I recently built a 3.14 kernel for use in an embedded system. I put quite a bit into the kernel itself, and it is 4.5 MB. There are 2.3 MB of modules. It boots in a few seconds on a 800 MHz ARM, and that is with the root filesystem on NFS.

Reply to
David Brown

On a 3 year old dual processor machine, my xubuntu

3.2.0-60-generic x86_64 4.9MB kernel goes from o/s selection screen to graphical login screen in 12s

I fail to see how your system is 100 times slower and

250 times larger.

Hence I presume you are interested neither in the /installation/ time nor the kernel /compilation/ time of an embedded system, but are only interested in the boot time of an installed system.

Reply to
Tom Gardner

Easy enough to check it.

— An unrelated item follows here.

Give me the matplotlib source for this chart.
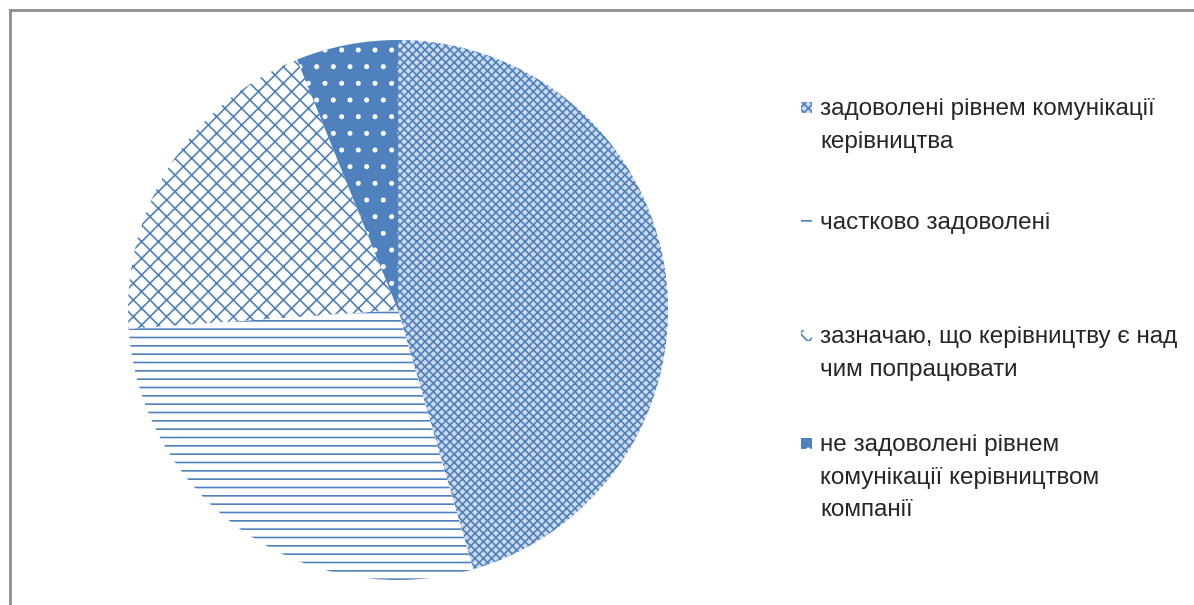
import matplotlib.pyplot as plt
from matplotlib.patches import Rectangle
from matplotlib.lines import Line2D

plt.rcParams['font.family'] = ['Liberation Sans', 'DejaVu Sans']
plt.rcParams['hatch.linewidth'] = 1.2

# Survey answers, shares in percent
labels = [
    'задоволені рівнем комунікації\nкерівництва',
    'частково задоволені',
    'зазначаю, що керівництву є над\nчим попрацювати',
    'не задоволені рівнем\nкомунікації керівництвом\nкомпанії',
]
shares = [45.5, 28.4, 20.0, 6.1]

blue = '#4f81bd'
faces = ['#cdd9ec', 'white', 'white', blue]
hatch_cols = [blue, blue, blue, 'white']
hatches = ['xxxx', '--', 'xx', '.']

fig = plt.figure(figsize=(11.94, 6.05), dpi=100)
ax = fig.add_axes([128 / 1194, 25 / 605, 540 / 1194, 540 / 605])

wedges, _ = ax.pie(shares, startangle=90, counterclock=False,
                   wedgeprops=dict(linewidth=0))
for w, fc, hc, h in zip(wedges, faces, hatch_cols, hatches):
    w.set_facecolor(fc)
    w.set_edgecolor(hc)
    w.set_hatch(h)
    w.set_linewidth(0)
ax.set_xlim(-1, 1)
ax.set_ylim(-1, 1)
ax.set_aspect('equal')

# legend entries drawn by hand, Excel-style spacing
entry_y = [107, 221, 335, 443]
for lab, fc, hc, h, y in zip(labels, faces, hatch_cols, hatches, entry_y):
    yf = 1 - y / 605
    fig.patches.append(Rectangle((801 / 1194, yf - 6 / 605), 11 / 1194, 11 / 605,
                                 transform=fig.transFigure, facecolor=fc,
                                 edgecolor=hc, hatch=h, linewidth=0))
    fig.text(820 / 1194, yf + 9 / 605, lab, fontsize=17.5, color='#262626',
             va='top', ha='left', linespacing=1.62)

# chart area frame (only top and left edges are visible)
fig.add_artist(Line2D([10 / 1194, 1], [1 - 10 / 605] * 2, color='#8c8c8c', lw=2,
                      transform=fig.transFigure))
fig.add_artist(Line2D([10 / 1194] * 2, [0, 1 - 10 / 605], color='#8c8c8c', lw=2,
                      transform=fig.transFigure))

fig.savefig('out.png', dpi=100)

Just download it from kernel.org and see for yourself.

I am just saying that the default .config compile almost everything.

They goes into initrdisk, as part of building the kernel.

This is only true for the main root file system.

Yes, your network would be a lot faster than USB.

Reply to
edward.ming.lee

Mine is just as fast booting from SATA.

Slow when booting from USB.

I am interested in building an installable USB flash drive, which would install a copy into the SATA drive. All the settings should be established in advance. No options/keys during installation.

But i don't want to wait hours to compile.

Slow installation boot time is not critical, but still annoying.

Reply to
edward.ming.lee

No, the "default" .config does not compile almost everything - you have a choice of defaults, and these are just a starting point. /Choose/ what you want to build. /You/ are the one planning on writing your own installer - /you/ choose what modules to include.

It's like going to the supermarket. There is a lot of choice, but you don't /have/ to buy one of every product in the shop!

That's only true if you are building an initramfs, and even then you only include the modules you /need/ to have in the initramfs. Your initramfs contains only those modules needed to get the main root filesystem mounted (such as drivers for the filesystems, and perhaps RAID, LVM, crypto, etc.), along with any user-space programs needed to get your real root mounted.

Yes, which is why you put your extra modules in your main filesystem. You only put the pre-root essentials into your initramfs.

No, a reasonable USB stick will do at least 10 MB/s, which is the same as you get with 100 Mbit Ethernet (at peak). And even if you have the world's worst USB stick, the speed difference would not explain a boot time difference in the range of 100 between your claimed 20 minutes and my few seconds.